- **Do this**: Drop the images; return everything else in the listing below exactly.

--------------------------------

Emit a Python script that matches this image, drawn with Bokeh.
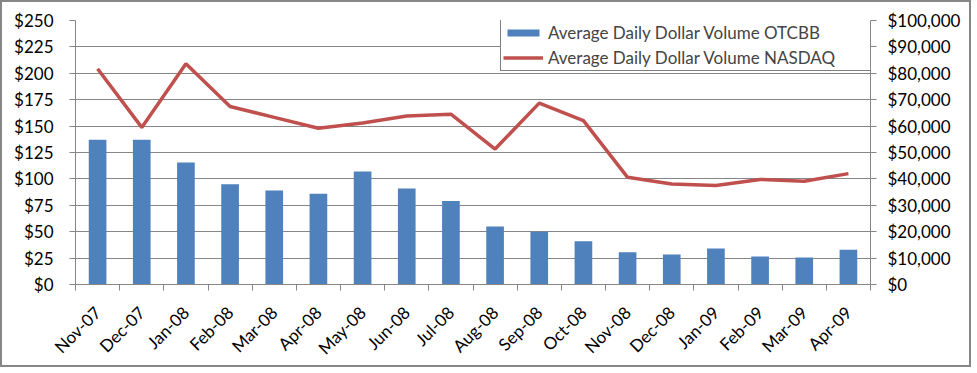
from math import pi
from bokeh.plotting import figure
from bokeh.models import (Range1d, FactorRange, LinearAxis, FixedTicker,
                          SingleIntervalTicker, NumeralTickFormatter, Legend, LegendItem)
from bokeh.embed import file_html
from bokeh.resources import INLINE

months = ["Nov-07", "Dec-07", "Jan-08", "Feb-08", "Mar-08", "Apr-08", "May-08", "Jun-08",
          "Jul-08", "Aug-08", "Sep-08", "Oct-08", "Nov-08", "Dec-08", "Jan-09", "Feb-09",
          "Mar-09", "Apr-09"]
otcbb = [137, 137, 115.5, 95, 89, 86, 107, 91, 79, 55, 50, 41, 30.5, 28.5, 34, 26.5, 25.5, 33]
nasdaq = [81700, 59500, 83600, 67400, 63300, 59200, 61200, 63800, 64500, 51300, 68700, 62100,
          40600, 38100, 37500, 39800, 39100, 42000]
left_ticks_step = 25
right_ticks_step = 10000

FONT = "Lato"
GRAY = "#868686"

p = figure(width=971, height=367, x_range=FactorRange(*months, range_padding=0),
           y_range=Range1d(0, 250), output_backend="svg", toolbar_location=None,
           x_axis_location=None, y_axis_location=None,
           min_border_left=73, min_border_right=103, min_border_top=18, min_border_bottom=85)
p.styles = {"border": "2px solid #868686"}
p.outline_line_color = None
p.background_fill_color = "white"
p.border_fill_color = "white"
p.extra_y_ranges = {"right": Range1d(0, 100000)}

p.xgrid.grid_line_color = None
p.ygrid.grid_line_color = GRAY
p.ygrid.ticker = SingleIntervalTicker(interval=left_ticks_step)

bars = p.vbar(x=months, top=otcbb, width=0.4, fill_color="#4F81BD", line_color=None)
line = p.line(x=months, y=nasdaq, y_range_name="right", line_color="#C0504D", line_width=3.5)

def style_axis(ax, size="17px"):
    ax.axis_line_color = GRAY
    ax.major_tick_line_color = GRAY
    ax.minor_tick_line_color = None
    ax.major_tick_out = 6
    ax.major_tick_in = 0
    ax.major_label_text_font = FONT
    ax.major_label_text_font_size = size
    ax.major_label_text_color = "black"

la = LinearAxis(ticker=SingleIntervalTicker(interval=left_ticks_step),
                formatter=NumeralTickFormatter(format="$0,0"))
style_axis(la)
la.major_label_standoff = 16
p.add_layout(la, "left")

ra = LinearAxis(y_range_name="right", ticker=SingleIntervalTicker(interval=right_ticks_step),
                formatter=NumeralTickFormatter(format="$0,0"))
style_axis(ra)
ra.major_label_standoff = 11
p.add_layout(ra, "right")

centers = [i + 0.5 for i in range(len(months))]
bounds = [i for i in range(len(months) + 1)]
xa = LinearAxis(ticker=FixedTicker(ticks=centers, minor_ticks=bounds))
style_axis(xa)
xa.major_tick_line_color = None
xa.major_tick_out = 0
xa.minor_tick_line_color = GRAY
xa.minor_tick_out = 6
xa.minor_tick_in = 0
xa.major_label_overrides = {c: m for c, m in zip(centers, months)}
xa.major_label_orientation = pi / 4
xa.major_label_standoff = 19
p.add_layout(xa, "below")

legend = Legend(items=[LegendItem(label="Average Daily Dollar Volume OTCBB", renderers=[bars]),
                       LegendItem(label="Average Daily Dollar Volume NASDAQ", renderers=[line])],
                location=(425, 213), orientation="vertical",
                glyph_width=40, glyph_height=9, label_height=17, spacing=4, padding=2,
                label_standoff=5, label_width=322, margin=0,
                label_text_font=FONT, label_text_font_size="17px",
                border_line_color="black", border_line_width=1,
                background_fill_color="white", background_fill_alpha=1)
p.add_layout(legend, "center")

open("out.html", "w").write(file_html(p, INLINE))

--------------------------------

- **Result of the task**:
Emit a Python script that matches this image, drawn with Bokeh.
from math import pi
from bokeh.plotting import figure
from bokeh.models import (Range1d, FactorRange, LinearAxis, FixedTicker,
                          SingleIntervalTicker, NumeralTickFormatter, Legend, LegendItem)
from bokeh.embed import file_html
from bokeh.resources import INLINE

months = ["Nov-07", "Dec-07", "Jan-08", "Feb-08", "Mar-08", "Apr-08", "May-08", "Jun-08",
          "Jul-08", "Aug-08", "Sep-08", "Oct-08", "Nov-08", "Dec-08", "Jan-09", "Feb-09",
          "Mar-09", "Apr-09"]
otcbb = [137, 137, 115.5, 95, 89, 86, 107, 91, 79, 55, 50, 41, 30.5, 28.5, 34, 26.5, 25.5, 33]
nasdaq = [81700, 59500, 83600, 67400, 63300, 59200, 61200, 63800, 64500, 51300, 68700, 62100,
          40600, 38100, 37500, 39800, 39100, 42000]
left_ticks_step = 25
right_ticks_step = 10000

FONT = "Lato"
GRAY = "#868686"

p = figure(width=971, height=367, x_range=FactorRange(*months, range_padding=0),
           y_range=Range1d(0, 250), output_backend="svg", toolbar_location=None,
           x_axis_location=None, y_axis_location=None,
           min_border_left=73, min_border_right=103, min_border_top=18, min_border_bottom=85)
p.styles = {"border": "2px solid #868686"}
p.outline_line_color = None
p.background_fill_color = "white"
p.border_fill_color = "white"
p.extra_y_ranges = {"right": Range1d(0, 100000)}

p.xgrid.grid_line_color = None
p.ygrid.grid_line_color = GRAY
p.ygrid.ticker = SingleIntervalTicker(interval=left_ticks_step)

bars = p.vbar(x=months, top=otcbb, width=0.4, fill_color="#4F81BD", line_color=None)
line = p.line(x=months, y=nasdaq, y_range_name="right", line_color="#C0504D", line_width=3.5)

def style_axis(ax, size="17px"):
    ax.axis_line_color = GRAY
    ax.major_tick_line_color = GRAY
    ax.minor_tick_line_color = None
    ax.major_tick_out = 6
    ax.major_tick_in = 0
    ax.major_label_text_font = FONT
    ax.major_label_text_font_size = size
    ax.major_label_text_color = "black"

la = LinearAxis(ticker=SingleIntervalTicker(interval=left_ticks_step),
                formatter=NumeralTickFormatter(format="$0,0"))
style_axis(la)
la.major_label_standoff = 16
p.add_layout(la, "left")

ra = LinearAxis(y_range_name="right", ticker=SingleIntervalTicker(interval=right_ticks_step),
                formatter=NumeralTickFormatter(format="$0,0"))
style_axis(ra)
ra.major_label_standoff = 11
p.add_layout(ra, "right")

centers = [i + 0.5 for i in range(len(months))]
bounds = [i for i in range(len(months) + 1)]
xa = LinearAxis(ticker=FixedTicker(ticks=centers, minor_ticks=bounds))
style_axis(xa)
xa.major_tick_line_color = None
xa.major_tick_out = 0
xa.minor_tick_line_color = GRAY
xa.minor_tick_out = 6
xa.minor_tick_in = 0
xa.major_label_overrides = {c: m for c, m in zip(centers, months)}
xa.major_label_orientation = pi / 4
xa.major_label_standoff = 19
p.add_layout(xa, "below")

legend = Legend(items=[LegendItem(label="Average Daily Dollar Volume OTCBB", renderers=[bars]),
                       LegendItem(label="Average Daily Dollar Volume NASDAQ", renderers=[line])],
                location=(425, 213), orientation="vertical",
                glyph_width=40, glyph_height=9, label_height=17, spacing=4, padding=2,
                label_standoff=5, label_width=322, margin=0,
                label_text_font=FONT, label_text_font_size="17px",
                border_line_color="black", border_line_width=1,
                background_fill_color="white", background_fill_alpha=1)
p.add_layout(legend, "center")

open("out.html", "w").write(file_html(p, INLINE))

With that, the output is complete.